> **PROBLEM DESCRIPTION**: Pictures stay out of this copy, which runs from the first line of the material through the line containing "(reach) at (92,158)".
════════════════
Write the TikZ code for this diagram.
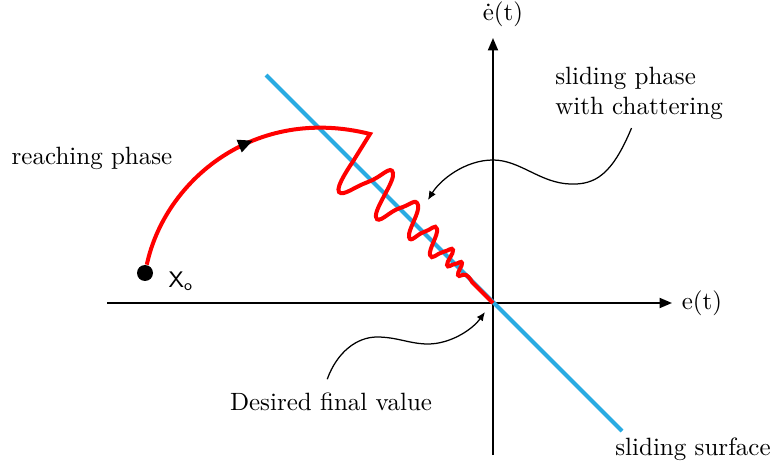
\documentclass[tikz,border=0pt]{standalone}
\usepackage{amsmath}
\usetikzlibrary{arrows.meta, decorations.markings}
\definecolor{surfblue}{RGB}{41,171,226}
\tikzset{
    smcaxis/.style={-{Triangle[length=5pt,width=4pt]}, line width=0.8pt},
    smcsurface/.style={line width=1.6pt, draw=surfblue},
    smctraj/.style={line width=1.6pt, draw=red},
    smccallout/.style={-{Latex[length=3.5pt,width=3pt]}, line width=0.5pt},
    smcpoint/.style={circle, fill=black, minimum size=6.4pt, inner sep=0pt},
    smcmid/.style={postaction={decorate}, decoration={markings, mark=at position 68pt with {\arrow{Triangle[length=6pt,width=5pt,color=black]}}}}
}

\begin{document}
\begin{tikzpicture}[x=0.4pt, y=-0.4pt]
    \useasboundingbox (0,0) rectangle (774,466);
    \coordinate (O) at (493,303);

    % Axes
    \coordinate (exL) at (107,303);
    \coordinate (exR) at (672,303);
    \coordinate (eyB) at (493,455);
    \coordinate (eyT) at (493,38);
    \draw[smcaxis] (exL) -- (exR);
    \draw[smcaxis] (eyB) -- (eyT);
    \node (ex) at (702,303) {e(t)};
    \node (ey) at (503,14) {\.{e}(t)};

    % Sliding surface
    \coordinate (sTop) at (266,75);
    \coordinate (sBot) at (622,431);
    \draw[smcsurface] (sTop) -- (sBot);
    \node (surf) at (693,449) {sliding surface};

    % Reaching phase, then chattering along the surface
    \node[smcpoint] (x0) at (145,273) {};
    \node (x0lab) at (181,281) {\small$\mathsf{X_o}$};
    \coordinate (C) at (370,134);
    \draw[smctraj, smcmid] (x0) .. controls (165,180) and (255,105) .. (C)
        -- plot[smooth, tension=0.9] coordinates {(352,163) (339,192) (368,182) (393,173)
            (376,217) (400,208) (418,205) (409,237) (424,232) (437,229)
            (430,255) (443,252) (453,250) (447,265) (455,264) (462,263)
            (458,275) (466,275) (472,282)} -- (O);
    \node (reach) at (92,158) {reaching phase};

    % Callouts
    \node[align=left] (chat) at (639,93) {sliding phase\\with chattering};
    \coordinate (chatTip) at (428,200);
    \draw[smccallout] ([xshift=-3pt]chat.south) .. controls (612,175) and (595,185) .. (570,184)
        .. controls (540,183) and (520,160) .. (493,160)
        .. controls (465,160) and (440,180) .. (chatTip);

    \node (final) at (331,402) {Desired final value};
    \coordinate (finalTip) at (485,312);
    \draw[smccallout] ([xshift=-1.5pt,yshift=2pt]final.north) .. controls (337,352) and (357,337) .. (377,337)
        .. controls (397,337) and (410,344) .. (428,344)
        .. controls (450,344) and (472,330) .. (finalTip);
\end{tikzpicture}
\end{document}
════════════════
> **TASK RESULT**:
Write the TikZ code for this diagram.
\documentclass[tikz,border=0pt]{standalone}
\usepackage{amsmath}
\usetikzlibrary{arrows.meta, decorations.markings}
\definecolor{surfblue}{RGB}{41,171,226}
\tikzset{
    smcaxis/.style={-{Triangle[length=5pt,width=4pt]}, line width=0.8pt},
    smcsurface/.style={line width=1.6pt, draw=surfblue},
    smctraj/.style={line width=1.6pt, draw=red},
    smccallout/.style={-{Latex[length=3.5pt,width=3pt]}, line width=0.5pt},
    smcpoint/.style={circle, fill=black, minimum size=6.4pt, inner sep=0pt},
    smcmid/.style={postaction={decorate}, decoration={markings, mark=at position 68pt with {\arrow{Triangle[length=6pt,width=5pt,color=black]}}}}
}

\begin{document}
\begin{tikzpicture}[x=0.4pt, y=-0.4pt]
    \useasboundingbox (0,0) rectangle (774,466);
    \coordinate (O) at (493,303);

    % Axes
    \coordinate (exL) at (107,303);
    \coordinate (exR) at (672,303);
    \coordinate (eyB) at (493,455);
    \coordinate (eyT) at (493,38);
    \draw[smcaxis] (exL) -- (exR);
    \draw[smcaxis] (eyB) -- (eyT);
    \node (ex) at (702,303) {e(t)};
    \node (ey) at (503,14) {\.{e}(t)};

    % Sliding surface
    \coordinate (sTop) at (266,75);
    \coordinate (sBot) at (622,431);
    \draw[smcsurface] (sTop) -- (sBot);
    \node (surf) at (693,449) {sliding surface};

    % Reaching phase, then chattering along the surface
    \node[smcpoint] (x0) at (145,273) {};
    \node (x0lab) at (181,281) {\small$\mathsf{X_o}$};
    \coordinate (C) at (370,134);
    \draw[smctraj, smcmid] (x0) .. controls (165,180) and (255,105) .. (C)
        -- plot[smooth, tension=0.9] coordinates {(352,163) (339,192) (368,182) (393,173)
            (376,217) (400,208) (418,205) (409,237) (424,232) (437,229)
            (430,255) (443,252) (453,250) (447,265) (455,264) (462,263)
            (458,275) (466,275) (472,282)} -- (O);
    \node (reach) at (92,158) {reaching phase};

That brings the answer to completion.